If you think the Stop On-line Piracy Act was an infringement of intellectual freedom, wait until you see ACTA.
Congress shelved SOPA, and did the same with PIPA (Protect Intellectual Property Act).
politicalticker.blogs.cnn.com . . .
Enter ACTA, the Anti-Counterfeiting Trade Agreement. Like SOPA & PIPA, ACTA is a confusing mess, with even less transparency. And it is even more confusing; for one, it treats counterfeiting and piracy the same, when each is in fact different. One major problem is, because it is an international agreement, no one is sure what effect it will have on US law, or how it will be enforced.

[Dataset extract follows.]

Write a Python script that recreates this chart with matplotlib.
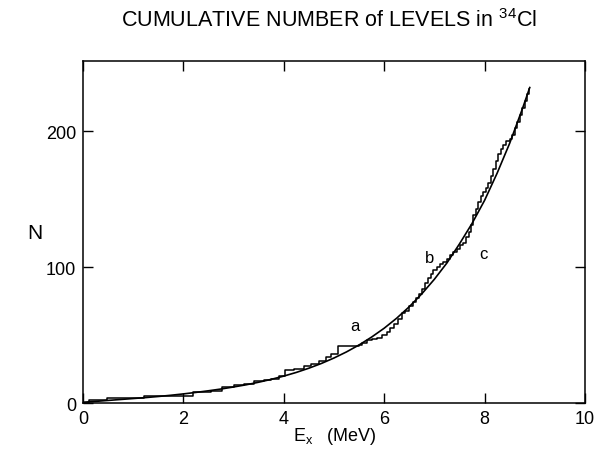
import matplotlib
matplotlib.use("Agg")
import matplotlib.pyplot as plt

plt.rcParams['font.family'] = ['Liberation Sans', 'DejaVu Sans']
plt.rcParams['mathtext.fontset'] = 'custom'
plt.rcParams['mathtext.rm'] = 'Liberation Sans'

# Smooth fitted level-density curve
fit_E = [0.00, 0.25, 0.50, 0.75, 1.00, 1.25, 1.50, 1.75, 2.00, 2.25, 2.50, 2.75,
         3.00, 3.25, 3.50, 3.75, 4.00, 4.25, 4.50, 4.75, 5.00, 5.25, 5.50, 5.75,
         6.00, 6.25, 6.50, 6.75, 7.00, 7.25, 7.50, 7.75, 8.00, 8.25, 8.50, 8.75, 8.90]
fit_N = [0.6, 1.2, 1.9, 2.6, 3.3, 4.0, 4.8, 5.7, 6.7, 7.8, 9.0, 10.3,
         11.8, 13.4, 15.3, 17.4, 19.8, 22.5, 25.6, 29.1, 33.1, 37.6, 42.7, 48.5,
         55.0, 62.4, 70.8, 80.3, 91.0, 103.0, 117.0, 132.0, 149.0, 169.0, 191.0, 216.0, 232.0]

# Experimental cumulative level count (staircase)
stair_E = [0.00, 0.12, 0.48, 1.22, 2.20, 2.55, 2.76, 3.00, 3.20, 3.40, 3.60, 3.75,
           3.90, 4.02, 4.20, 4.40, 4.55, 4.70, 4.85, 4.95, 5.08, 5.50, 5.55, 5.65,
           5.75, 5.85, 5.95, 6.05, 6.12, 6.20, 6.28, 6.35, 6.42, 6.50, 6.57, 6.63,
           6.70, 6.76, 6.82, 6.88, 6.93, 6.98, 7.05, 7.12, 7.18, 7.25, 7.32, 7.38,
           7.45, 7.52, 7.58, 7.63, 7.68, 7.72, 7.77, 7.82, 7.87, 7.92, 7.97, 8.02,
           8.07, 8.12, 8.17, 8.22, 8.27, 8.32, 8.37, 8.42, 8.50, 8.55, 8.60, 8.65,
           8.70, 8.75, 8.80, 8.85, 8.88]
stair_N = [0, 2, 4, 5, 8, 9, 12, 13, 14, 16, 17, 18,
           20, 24, 25, 27, 29, 31, 34, 36, 42, 43, 44, 46,
           47, 48, 50, 52, 55, 58, 62, 66, 68, 71, 74, 77,
           80, 84, 88, 92, 95, 98, 100, 102, 104, 106, 109, 111,
           113, 116, 118, 122, 126, 131, 138, 143, 148, 152, 155, 158,
           162, 167, 172, 178, 183, 187, 190, 193, 194, 197, 202, 207,
           212, 217, 222, 227, 231]

labels = ['a', 'b', 'c']
label_E = [5.42, 6.91, 7.97]
label_N = [57, 107, 110]

x_ticks = [0, 2, 4, 6, 8, 10]
y_ticks = [0, 100, 200]

fig = plt.figure(figsize=(6.03, 4.60), dpi=100)
ax = fig.add_axes([0.1376, 0.1217, 0.8325, 0.7435])

ax.plot(fit_E, fit_N, color='black', lw=1.2)
ax.step(stair_E, stair_N, where='post', color='black', lw=1.1)

for t, e, n in zip(labels, label_E, label_N):
    ax.text(e, n, t, fontsize=12, ha='center', va='center')

ax.set_xlim(0, 10)
ax.set_ylim(0, 251.5)
ax.set_xticks(x_ticks)
ax.set_yticks(y_ticks)
ax.tick_params(direction='in', length=7, width=1, top=True, right=True,
               labelsize=13, pad=5)
for s in ax.spines.values():
    s.set_linewidth(1.1)

ax.set_xlabel(r'E$_\mathregular{x}$   (MeV)', fontsize=13, va='center')
ax.xaxis.set_label_coords(0.502, -0.095)
ax.set_ylabel('N', fontsize=15, rotation=0, va='center', ha='center')
ax.yaxis.set_label_coords(-0.095, 0.5)
fig.text(0.545, 0.955, r'CUMULATIVE NUMBER of LEVELS in $^{34}$Cl',
         fontsize=15.5, ha='center', va='center')

fig.savefig('out.png', dpi=100)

It's not that people are against policing the internet and going after intellectual property pirates, it's just the Administration has been less than transparent about how it wrote the legislation, and several provisions of the Act are unclear. For instance, the sections covering non-commercial file sharing are so vague, that theoretically, you could be sent to jail for downloading a movie for personal viewing. ("Significant willful copyright or related rights infringements that have no direct or indirect motivation of financial gain.")
Obama has already signed ACTA, even though 75 law professors sent a letter to him voicing their concerns and urging him not to sign.
There are questions as to whether it is even legal for Obama to sign without Congressional consent. Sen. Ron Wyden of Oregon (a Democrat, wonder of wonders) doesn't think so, and decried the failure to either notify the public of the process or to give them any input into the writing of the act.
tech.fortune.cnn.com . . .
You know Obama; if you can't get it passed legally, just sign over national sovereignty and make it a back-door law.